Goal >> Nothing after the line with "const line = d3.line();" belongs in the copy; extract the lines below from the top through that line, pictures left out.

Material supplied >>
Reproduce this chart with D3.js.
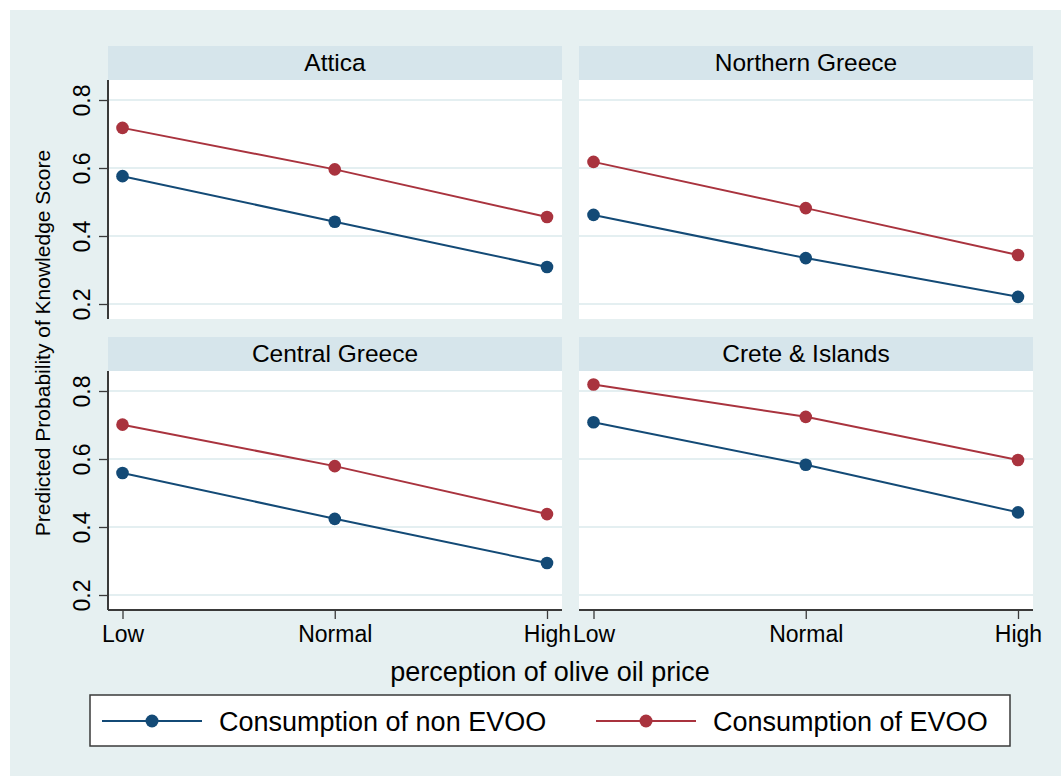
<!DOCTYPE html>
<html>
<head>
<meta charset="utf-8">
<script src="https://cdn.jsdelivr.net/npm/d3@7"></script>
<style>
  body { margin: 0; background: #fff; }
  text { font-family: "Liberation Sans", Arial, Helvetica, sans-serif; fill: #000; }
</style>
</head>
<body>
<svg id="chart" width="1061" height="776"></svg>
<script>
// data
const regions = ['Attica', 'Northern Greece', 'Central Greece', 'Crete & Islands'];
const priceLevels = ['Low', 'Normal', 'High'];
const yTicks = [0.2, 0.4, 0.6, 0.8];
const nonEvoo = [
  [0.576, 0.442, 0.309],
  [0.462, 0.335, 0.221],
  [0.559, 0.424, 0.294],
  [0.708, 0.583, 0.443]
];
const evoo = [
  [0.718, 0.596, 0.456],
  [0.618, 0.482, 0.344],
  [0.701, 0.579, 0.438],
  [0.819, 0.724, 0.597]
];
const seriesNames = ['Consumption of non EVOO', 'Consumption of EVOO'];
const seriesColors = ['#134a76', '#a9333e'];

const svg = d3.select('#chart');
const bg = '#e6f0f1', strip = '#d6e5eb', grid = '#e4eff1', axisCol = '#3a3a3a';

svg.append('rect').attr('x', 10).attr('y', 10).attr('width', 1051).attr('height', 766).attr('fill', bg);

// panel geometry
const colX = [108, 579], pw = 454;
const rowY = [80, 371], ph = 239, stripH = 34;

const panels = regions.map((name, i) => ({
  name, i,
  left: colX[i % 2], top: rowY[i / 2 | 0],
  col: i % 2, row: i / 2 | 0,
  series: [nonEvoo[i], evoo[i]]
}));

const line = d3.line();

panels.forEach(p => {
  const g = svg.append('g');
  const x = d3.scalePoint().domain(priceLevels).range([p.left + 14.5, p.left + pw - 15]);
  const y = d3.scaleLinear().domain([0.2, 0.8]).range([p.top + ph - 15, p.top + 20]);

  // strip
  g.append('rect').attr('x', p.left).attr('y', p.top - stripH)
   .attr('width', pw).attr('height', stripH).attr('fill', strip);
  g.append('text').attr('x', p.left + pw / 2).attr('y', p.top - 9)
   .attr('text-anchor', 'middle').attr('font-size', 24.5).text(p.name);

  // plot area
  g.append('rect').attr('x', p.left).attr('y', p.top)
   .attr('width', pw).attr('height', ph).attr('fill', '#fff');
  g.selectAll('.grid').data(yTicks).enter().append('line')
   .attr('x1', p.left).attr('x2', p.left + pw)
   .attr('y1', d => y(d)).attr('y2', d => y(d))
   .attr('stroke', grid).attr('stroke-width', 2);

  // y axis on left column
  if (p.col === 0) {
    const ya = g.append('g').attr('transform', `translate(${p.left},0)`)
      .call(d3.axisLeft(y).tickValues(yTicks).tickSize(9).tickPadding(0).tickFormat(d3.format('.1f')));
    ya.select('.domain').attr('d', `M0,${p.top}V${p.top + ph}`).attr('stroke', axisCol).attr('stroke-width', 2);
    ya.selectAll('.tick line').attr('stroke', axisCol).attr('stroke-width', 1.3);
    ya.selectAll('.tick text')
      .attr('x', null).attr('dy', null)
      .attr('transform', 'translate(-18,0) rotate(-90)')
      .attr('text-anchor', 'middle').attr('font-size', 23)
      .attr('font-family', '"Liberation Sans", Arial, sans-serif').attr('fill', '#000');
  }

  // x axis on bottom row
  if (p.row === 1) {
    const xa = g.append('g').attr('transform', `translate(0,${p.top + ph})`)
      .call(d3.axisBottom(x).tickSize(9).tickPadding(9));
    xa.select('.domain').attr('d', `M${p.left},0H${p.left + pw}`).attr('stroke', axisCol).attr('stroke-width', 2);
    xa.selectAll('.tick line').attr('stroke', axisCol).attr('stroke-width', 1.3);
    xa.selectAll('.tick text').attr('font-size', 23).attr('dy', '0.62em')
      .attr('font-family', '"Liberation Sans", Arial, sans-serif').attr('fill', '#000');
  }

  // series
  p.series.forEach((vals, s) => {
    const pts = vals.map((v, k) => [x(priceLevels[k]), y(v)]);
    g.append('path').attr('d', line(pts)).attr('fill', 'none')
     .attr('stroke', seriesColors[s]).attr('stroke-width', 2);
    g.selectAll(null).data(pts).enter().append('circle')
     .attr('cx', d => d[0]).attr('cy', d => d[1]).attr('r', 6.3)
     .attr('fill', seriesColors[s]);
  });
});

// axis titles
svg.append('text').attr('transform', 'translate(50,343) rotate(-90)')
   .attr('text-anchor', 'middle').attr('font-size', 21)
   .text('Predicted Probability of Knowledge Score');
svg.append('text').attr('x', 550).attr('y', 681)
   .attr('text-anchor', 'middle').attr('font-size', 27)
   .text('perception of olive oil price');

// legend
const lg = svg.append('g');
lg.append('rect').attr('x', 90).attr('y', 695).attr('width', 920).attr('height', 51)
  .attr('fill', '#fff').attr('stroke', axisCol).attr('stroke-width', 1.5);
const legendX = [102, 596];
seriesNames.forEach((name, s) => {
  const lx = legendX[s];
  lg.append('line').attr('x1', lx).attr('x2', lx + 100).attr('y1', 721).attr('y2', 721)
    .attr('stroke', seriesColors[s]).attr('stroke-width', 2);
  lg.append('circle').attr('cx', lx + 50).attr('cy', 721).attr('r', 6.5).attr('fill', seriesColors[s]);
  lg.append('text').attr('x', lx + 117).attr('y', 731).attr('font-size', 27).text(name);
});
</script>
</body>
</html>
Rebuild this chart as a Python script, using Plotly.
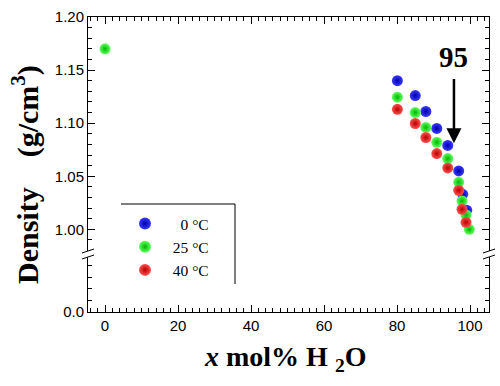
import plotly.graph_objects as go

# ---- data ----
x_0C = [80.1, 85.0, 87.9, 90.9, 93.9, 96.9, 98.0, 99.1]
d_0C = [1.140, 1.126, 1.111, 1.095, 1.079, 1.055, 1.033, 1.018]

x_25C = [0.0, 80.1, 85.0, 87.9, 90.9, 93.9, 96.9, 97.8, 98.9, 99.8]
d_25C = [1.170, 1.1245, 1.110, 1.096, 1.082, 1.0667, 1.0443, 1.0267, 1.0135, 1.000]

x_40C = [80.1, 85.0, 87.9, 90.9, 93.9, 96.9, 97.8, 98.9]
d_40C = [1.113, 1.0997, 1.0865, 1.0714, 1.0578, 1.0368, 1.0189, 1.0066]

series = [
    ("\u2007\u20070 \u00b0C", x_0C, d_0C, "#3a3aff", "#0000a8"),
    ("\u200725 \u00b0C", x_25C, d_25C, "#60ff60", "#00b800"),
    ("\u200740 \u00b0C", x_40C, d_40C, "#ff5050", "#b80000"),
]

annot_x = 95.6
annot_label = "95"

fig = go.Figure()
for name, xs, ys, c1, c2 in series:
    fig.add_trace(go.Scatter(
        x=xs, y=ys, mode="markers", name=name, xaxis="x", yaxis="y",
        marker=dict(size=11, color=c1, line=dict(width=0),
                    gradient=dict(type="radial", color=c2)),
    ))
# empty trace to keep lower subplot drawn
fig.add_trace(go.Scatter(x=[None], y=[None], xaxis="x2", yaxis="y2",
                         showlegend=False, hoverinfo="skip"))

xrange = [-4.66, 105.2]
tickfont = dict(family="Liberation Sans, Arial", size=15, color="black")
common_x = dict(range=xrange, showline=True, linecolor="black", linewidth=1,
                ticks="inside", ticklen=7, tickcolor="black", showgrid=False,
                zeroline=False, dtick=20, tick0=0, automargin=False,
                minor=dict(dtick=2, ticks="inside", ticklen=4, tickcolor="black"))
fig.update_layout(
    width=500, height=386,
    margin=dict(l=88, r=11, t=17, b=74, autoexpand=False),
    paper_bgcolor="white", plot_bgcolor="white",
    showlegend=True,
    legend=dict(x=(125 - 88) / 401, y=(312 - 207) / 295, xanchor="left", yanchor="top",
                bgcolor="rgba(0,0,0,0)", borderwidth=0,
                font=dict(family="Liberation Serif, Times New Roman", size=15.5, color="black"),
                tracegroupgap=0, itemsizing="constant"),
    xaxis=dict(common_x, anchor="y", side="top", showticklabels=False),
    xaxis2=dict(common_x, anchor="y2", side="bottom", matches="x", tickfont=tickfont),
    yaxis=dict(domain=[(312 - 251) / 295, 1], anchor="x", range=[0.9796, 1.2],
               showline=True, linecolor="black", linewidth=1, mirror="allticks",
               ticks="inside", ticklen=7, tickcolor="black", showgrid=False, zeroline=False,
               tickvals=[1.00, 1.05, 1.10, 1.15, 1.20], automargin=False,
               ticktext=["1.00", "1.05", "1.10", "1.15", "1.20"],
               minor=dict(dtick=0.01, tick0=0, ticks="inside", ticklen=4, tickcolor="black"),
               tickfont=tickfont),
    yaxis2=dict(domain=[0, (312 - 257) / 295], anchor="x2", range=[0, 0.472],
                showline=True, linecolor="black", linewidth=1, mirror="allticks",
                ticks="inside", ticklen=7, tickcolor="black", showgrid=False, zeroline=False,
                tickvals=[0], ticktext=["0.0"], automargin=False,
                minor=dict(dtick=0.1, tick0=0, ticks="inside", ticklen=4, tickcolor="black"),
                tickfont=tickfont),
)

def px2paper(px, py):
    return (px - 88) / 401, (312 - py) / 295

shapes = []
# axis break marks (left and right)
for bx in (88, 489):
    for by in (251, 257):
        x0, y0 = px2paper(bx - 6, by + 2)
        x1, y1 = px2paper(bx + 6, by - 2)
        shapes.append(dict(type="line", xref="paper", yref="paper",
                           x0=x0, y0=y0, x1=x1, y1=y1,
                           line=dict(color="black", width=1)))
# legend frame (top and right sides)
lx0, ly0 = px2paper(121, 204)
lx1, ly1 = px2paper(235, 284)
shapes.append(dict(type="line", xref="paper", yref="paper", x0=lx0, y0=ly0, x1=lx1, y1=ly0,
                   line=dict(color="black", width=1)))
shapes.append(dict(type="line", xref="paper", yref="paper", x0=lx1, y0=ly0, x1=lx1, y1=ly1,
                   line=dict(color="black", width=1)))
fig.update_layout(shapes=shapes)

fig.add_annotation(xref="paper", yref="paper", x=(25 - 88) / 401, y=(312 - 175) / 295,
                   text="<b>Density\u00a0\u00a0\u00a0\u00a0(g/cm<sup>3</sup>)</b>",
                   textangle=-90,
                   showarrow=False, xanchor="center", yanchor="middle",
                   font=dict(family="Liberation Serif, Times New Roman", size=30, color="black"))
fig.add_annotation(xref="paper", yref="paper", x=(285 - 88) / 401, y=(312 - 358) / 295,
                   text="<b><i>x</i> mol% H\u00a0<sub>2</sub>O</b>",
                   showarrow=False, xanchor="center", yanchor="middle",
                   font=dict(family="Liberation Serif, Times New Roman", size=28, color="black"))
# "95" label and arrow
fig.add_annotation(xref="x", yref="y", x=annot_x, y=1.1625, text="<b>" + annot_label + "</b>",
                   showarrow=False, font=dict(family="Liberation Serif, Times New Roman",
                                              size=29, color="black"))
fig.add_annotation(xref="x", yref="y", x=annot_x, y=1.081, axref="x", ayref="y",
                   ax=annot_x, ay=1.143, text="", showarrow=True,
                   arrowhead=2, arrowsize=1.2, arrowwidth=2.5, arrowcolor="black")

fig.write_html("out.html", post_script="document.body.style.margin='0';",
               config={"displayModeBar": False})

Correct response >>
Reproduce this chart with D3.js.
<!DOCTYPE html>
<html>
<head>
<meta charset="utf-8">
<script src="https://cdn.jsdelivr.net/npm/d3@7"></script>
<style>
  body { margin: 0; background: #fff; }
  text { font-family: "Liberation Sans", Arial, Helvetica, sans-serif; fill: #000; }
</style>
</head>
<body>
<svg id="chart" width="1061" height="776"></svg>
<script>
// data
const regions = ['Attica', 'Northern Greece', 'Central Greece', 'Crete & Islands'];
const priceLevels = ['Low', 'Normal', 'High'];
const yTicks = [0.2, 0.4, 0.6, 0.8];
const nonEvoo = [
  [0.576, 0.442, 0.309],
  [0.462, 0.335, 0.221],
  [0.559, 0.424, 0.294],
  [0.708, 0.583, 0.443]
];
const evoo = [
  [0.718, 0.596, 0.456],
  [0.618, 0.482, 0.344],
  [0.701, 0.579, 0.438],
  [0.819, 0.724, 0.597]
];
const seriesNames = ['Consumption of non EVOO', 'Consumption of EVOO'];
const seriesColors = ['#134a76', '#a9333e'];

const svg = d3.select('#chart');
const bg = '#e6f0f1', strip = '#d6e5eb', grid = '#e4eff1', axisCol = '#3a3a3a';

svg.append('rect').attr('x', 10).attr('y', 10).attr('width', 1051).attr('height', 766).attr('fill', bg);

// panel geometry
const colX = [108, 579], pw = 454;
const rowY = [80, 371], ph = 239, stripH = 34;

const panels = regions.map((name, i) => ({
  name, i,
  left: colX[i % 2], top: rowY[i / 2 | 0],
  col: i % 2, row: i / 2 | 0,
  series: [nonEvoo[i], evoo[i]]
}));

const line = d3.line();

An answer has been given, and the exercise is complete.